UPDATE: The ISS has successfully been boosted about 300 meters (1,000 feet) by firing the thrusters on the Zarya module for 54 seconds.
This will be the 13th time since 1998 that the station has moved because of debris.
The thrusters on the Zvezda service module are planned to burn at 1610 UTC (11:10 a.m. EST) on Friday. Without the maneuver, the object would have made two close approaches to the station on consecutive orbits on Friday, passing within the “pizza box” -shaped region around the station, measuring 0.75 kilometers above and below the station and 25 kilometers on each side (2,460 feet above and below and 15.6 by 15.6 miles). NASA said ISS flight controllers are preparing for the maneuver and the crew onboard has been informed.
This debris avoidance maneuver does have one benefit, as the station needed a reboost anyway, and so it will eliminate the need for a reboost of the station next week. The reboost had been planned to put the station at the proper altitude for the launch and docking later this month of the ISS Progress 46 cargo ship.

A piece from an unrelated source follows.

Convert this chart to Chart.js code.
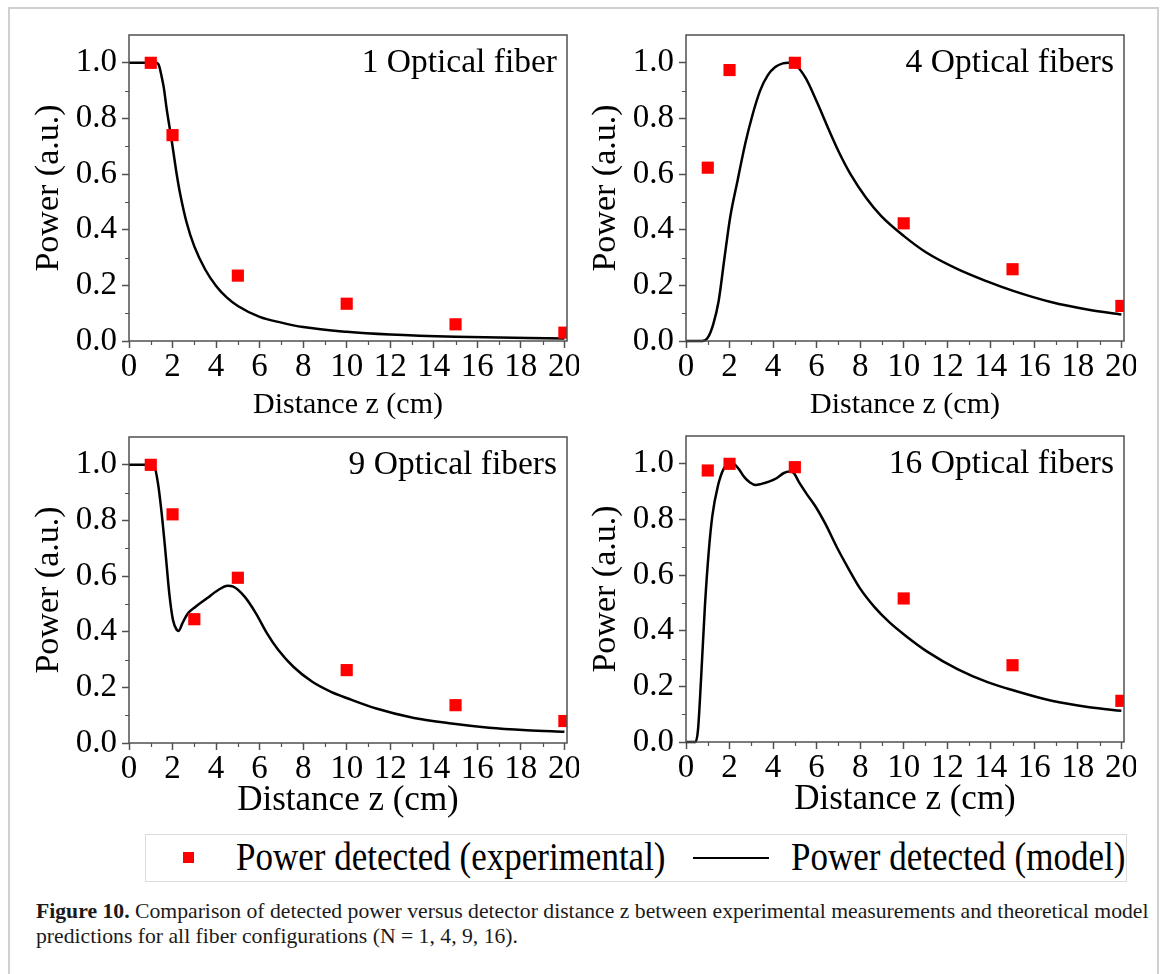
<!DOCTYPE html>
<html>
<head>
<meta charset="utf-8">
<script src="https://cdn.jsdelivr.net/npm/chart.js@4.4.1/dist/chart.umd.min.js"></script>
<style>
  body { margin: 0; background: #fff; width: 1171px; height: 974px; overflow: hidden; position: relative; font-family: 'Liberation Serif', 'Times New Roman', serif; }
  #sheet { position: absolute; left: 8px; top: 7px; width: 1151px; height: 1000px; border: 2px solid #d0d0d0; box-sizing: border-box; }
  .panel { position: absolute; width: 560px; height: 405px; }
  #legend { position: absolute; left: 145px; top: 834px; width: 982px; height: 48px; border: 1px solid #dcdcdc; box-sizing: border-box; }
  #legend .sq { position: absolute; left: 37px; top: 17px; width: 11px; height: 11px; background: #ff0000; }
  #legend .ln { position: absolute; left: 547px; top: 22px; width: 76px; height: 2px; background: #000; }
  #legend .txt { position: absolute; top: 0; line-height: 46px; font-size: 35px; color: #000; white-space: nowrap; transform: scaleY(1.12); }
  #caption { position: absolute; left: 36px; top: 899px; font-size: 21.7px; line-height: 25px; color: #1a1a1a; white-space: nowrap; }
</style>
</head>
<body>
<div id="sheet"></div>
<canvas id="c1" class="panel" style="left:19px; top:21px;"></canvas>
<canvas id="c4" class="panel" style="left:576px; top:21px;"></canvas>
<canvas id="c9" class="panel" style="left:19px; top:423px;"></canvas>
<canvas id="c16" class="panel" style="left:576px; top:422px;"></canvas>
<div id="legend">
  <span class="sq"></span>
  <span class="txt" style="left:90px;">Power detected (experimental)</span>
  <span class="ln"></span>
  <span class="txt" style="left:645px;">Power detected (model)</span>
</div>
<div id="caption"><b>Figure 10.</b> Comparison of detected power versus detector distance z between experimental measurements and theoretical model<br>predictions for all fiber configurations (N = 1, 4, 9, 16).</div>

<script>
// measured points (z in cm, normalised power)
const expZ1 = [1, 2, 5, 10, 15, 20];
const expP1 = [1.0, 0.74, 0.235, 0.134, 0.06, 0.03];
const expZ4 = [1, 2, 5, 10, 15, 20];
const expP4 = [0.623, 0.974, 1.0, 0.423, 0.258, 0.126];
const expZ9 = [1, 2, 3, 5, 10, 15, 20];
const expP9 = [1.0, 0.822, 0.445, 0.594, 0.262, 0.136, 0.079];
const expZ16 = [1, 2, 5, 10, 15, 20];
const expP16 = [0.976, 1.0, 0.988, 0.516, 0.276, 0.148];

// model curves
const modelZ1 = [0, 0.5, 1.0, 1.25, 1.38, 1.5, 1.6, 1.72, 1.88, 2.0, 2.18, 2.34, 2.65, 3.0, 3.5, 4.0, 4.5, 5.0, 6.0, 7.0, 8.0, 10, 12, 15, 20];
const modelP1 = [1, 1, 1, 1, 0.99, 0.95, 0.91, 0.84, 0.76, 0.70, 0.605, 0.533, 0.425, 0.34, 0.257, 0.198, 0.156, 0.126, 0.087, 0.066, 0.05, 0.033, 0.023, 0.015, 0.009];
const modelZ4 = [0, 0.75, 1.0, 1.25, 1.5, 1.77, 2.03, 2.37, 2.72, 3.07, 3.41, 3.76, 4.1, 4.45, 4.72, 5.06, 5.5, 6.01, 6.53, 7.05, 7.57, 8.27, 8.96, 10, 11.04, 12.43, 13.8, 15.03, 16.76, 18.5, 20];
const modelP4 = [0, 0, 0.012, 0.06, 0.144, 0.30, 0.445, 0.577, 0.709, 0.817, 0.901, 0.956, 0.985, 0.998, 1.0, 0.99, 0.945, 0.86, 0.765, 0.675, 0.598, 0.515, 0.45, 0.378, 0.318, 0.26, 0.215, 0.18, 0.14, 0.112, 0.095];
const modelZ9 = [0, 1.0, 1.16, 1.33, 1.5, 1.68, 1.85, 2.02, 2.2, 2.28, 2.45, 2.71, 3.06, 3.58, 4.1, 4.53, 4.79, 5.31, 5.83, 6.34, 6.86, 7.55, 8.42, 9.28, 10.06, 11.36, 13.09, 14.81, 16.54, 18.27, 20];
const modelP9 = [1, 1, 0.995, 0.934, 0.826, 0.682, 0.538, 0.442, 0.406, 0.403, 0.43, 0.466, 0.49, 0.52, 0.55, 0.565, 0.562, 0.526, 0.466, 0.394, 0.334, 0.274, 0.22, 0.184, 0.16, 0.124, 0.09, 0.07, 0.055, 0.046, 0.04];
const modelZ16 = [0, 0.43, 0.55, 0.69, 0.87, 1.04, 1.21, 1.47, 1.73, 1.99, 2.16, 2.42, 2.68, 2.94, 3.2, 3.46, 3.81, 4.16, 4.5, 4.76, 4.94, 5.19, 5.54, 5.97, 6.41, 6.93, 7.45, 7.97, 8.66, 9.35, 10.04, 11.08, 12.47, 13.85, 15.06, 16.8, 18.53, 20];
const modelP16 = [0, 0, 0.043, 0.224, 0.49, 0.68, 0.813, 0.922, 0.982, 1.0, 1.0, 0.982, 0.952, 0.933, 0.924, 0.928, 0.936, 0.948, 0.967, 0.972, 0.968, 0.934, 0.892, 0.844, 0.783, 0.7, 0.625, 0.555, 0.485, 0.43, 0.385, 0.325, 0.262, 0.215, 0.185, 0.148, 0.125, 0.112];

const panelTitles = ['1 Optical fiber', '4 Optical fibers', '9 Optical fibers', '16 Optical fibers'];
const xTitle = 'Distance z (cm)';
const yTitle = 'Power (a.u.)';
const xMinorTicks = [1, 3, 5, 7, 9, 11, 13, 15, 17, 19];
const yMinorTicks = [0.1, 0.3, 0.5, 0.7, 0.9];

const SERIF = "'Liberation Serif', 'Times New Roman', serif";
const AXIS_COLOR = '#505050';

const pairs = (xs, ys) => xs.map((x, i) => ({ x: x, y: ys[i] }));

// box around the plot, short minor ticks and the label in the corner
const framePlugin = {
  id: 'frame',
  afterDraw(chart, args, opts) {
    const { ctx, chartArea: a, scales } = chart;
    ctx.save();
    ctx.strokeStyle = AXIS_COLOR;
    ctx.lineWidth = 1.5;
    ctx.strokeRect(a.left, a.top, a.right - a.left, a.bottom - a.top);
    ctx.beginPath();
    xMinorTicks.forEach(v => {
      const px = Math.round(scales.x.getPixelForValue(v)) + 0.5;
      ctx.moveTo(px, a.bottom);
      ctx.lineTo(px, a.bottom + 4);
    });
    yMinorTicks.forEach(v => {
      const py = Math.round(scales.y.getPixelForValue(v)) + 0.5;
      ctx.moveTo(a.left, py);
      ctx.lineTo(a.left - 4, py);
    });
    ctx.lineWidth = 1.2;
    ctx.stroke();
    ctx.fillStyle = '#000';
    ctx.font = '33.5px ' + SERIF;
    ctx.textAlign = 'right';
    ctx.textBaseline = 'alphabetic';
    ctx.fillText(opts.label, a.right - 10, a.top + 37);
    ctx.restore();
  }
};

function makePanel(id, label, expZ, expP, modelZ, modelP, xTitleSize, xTitlePad) {
  new Chart(document.getElementById(id), {
    type: 'scatter',
    data: {
      datasets: [
        {
          label: 'Power detected (experimental)',
          data: pairs(expZ, expP),
          pointStyle: 'rect',
          pointRadius: 8.6,
          pointHoverRadius: 8.6,
          backgroundColor: '#ff0000',
          borderWidth: 0,
          clip: 0
        },
        {
          label: 'Power detected (model)',
          data: pairs(modelZ, modelP),
          showLine: true,
          cubicInterpolationMode: 'monotone',
          borderColor: '#000',
          borderWidth: 2.5,
          pointRadius: 0,
          pointHoverRadius: 0,
          clip: 2
        }
      ]
    },
    options: {
      responsive: false,
      animation: false,
      events: [],
      layout: { padding: { top: 14, right: 12, left: 0, bottom: 0 } },
      plugins: {
        legend: { display: false },
        tooltip: { enabled: false },
        frame: { label: label }
      },
      scales: {
        x: {
          type: 'linear',
          min: 0,
          max: 20.12,
          afterFit: s => { s.height = 85; s.paddingLeft = 0; s.paddingRight = 0; },
          border: { display: false },
          grid: { display: true, drawOnChartArea: false, drawTicks: true, tickLength: 7, tickColor: AXIS_COLOR, tickWidth: 1.5 },
          ticks: {
            stepSize: 2,
            includeBounds: false,
            padding: 0,
            color: '#000',
            font: { family: SERIF, size: 33 },
            maxRotation: 0,
            autoSkip: false,
            callback: v => String(v)
          },
          title: { display: true, text: xTitle, color: '#000', font: { family: SERIF, size: xTitleSize }, padding: { top: 0, bottom: xTitlePad } }
        },
        y: {
          min: 0,
          max: 1.1,
          afterFit: s => { s.width = 110; s.paddingTop = 0; s.paddingBottom = 0; },
          border: { display: false },
          grid: { display: true, drawOnChartArea: false, drawTicks: true, tickLength: 7, tickColor: AXIS_COLOR, tickWidth: 1.5 },
          ticks: {
            stepSize: 0.2,
            includeBounds: false,
            padding: 5,
            color: '#000',
            font: { family: SERIF, size: 33 },
            callback: v => v.toFixed(1)
          },
          title: { display: true, text: yTitle, color: '#000', font: { family: SERIF, size: 34 }, padding: { top: 10, bottom: 0 } }
        }
      }
    },
    plugins: [framePlugin]
  });
}

document.querySelectorAll('canvas.panel').forEach(c => { c.width = 560; c.height = 405; });

makePanel('c1', panelTitles[0], expZ1, expP1, modelZ1, modelP1, 30, 3);
makePanel('c4', panelTitles[1], expZ4, expP4, modelZ4, modelP4, 30, 3);
makePanel('c9', panelTitles[2], expZ9, expP9, modelZ9, modelP9, 35, 6);
makePanel('c16', panelTitles[3], expZ16, expP16, modelZ16, modelP16, 35, 6);
</script>
</body>
</html>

There are more than 20,000 pieces of debris larger than a softball orbiting the Earth. They travel at speeds up to 17,500 mph, fast enough for a relatively small piece of orbital debris to damage a satellite or a spacecraft. There are 500,000 pieces of debris the size of a marble or larger. There are many millions of pieces of debris that are so small they can’t be tracked.
NASA says that even tiny paint flecks can damage a spacecraft when traveling at these velocities. In fact a number of space shuttle windows have been replaced because of damage caused by material that was analyzed and shown to be paint flecks.

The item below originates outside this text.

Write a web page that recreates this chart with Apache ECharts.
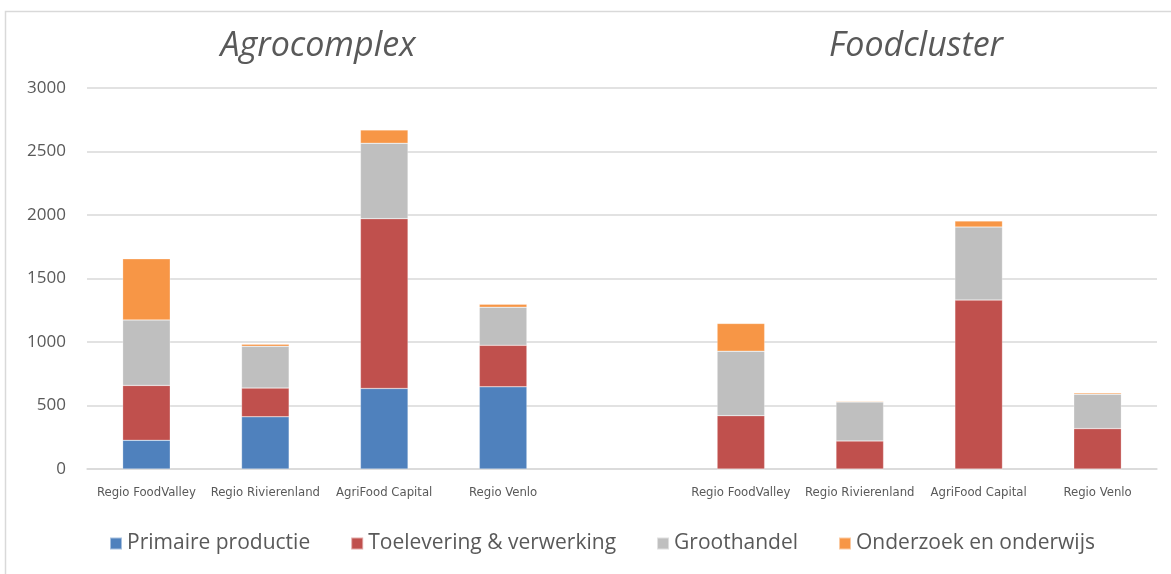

“The greatest risk to space missions comes from non-trackable debris,” said Nicholas Johnson, NASA chief scientist for orbital debris.
Debris avoidance maneuvers are conducted when the probability of collision from a conjunction reaches specific limits set for the Space Station flight rules. If the probability of collision is greater than 1 in 100,000, a maneuver will be conducted if it will not result in significant impact to mission objectives. If it is greater than 1 in 10,000, a maneuver will be conducted unless it will result in additional risk to the crew.
These collision avoidance maneuvers for the ISS require about 30 hours to plan and execute, mainly due to the need to use the station’s Russian thrusters, or the propulsion systems on one of the docked Russian or European spacecraft.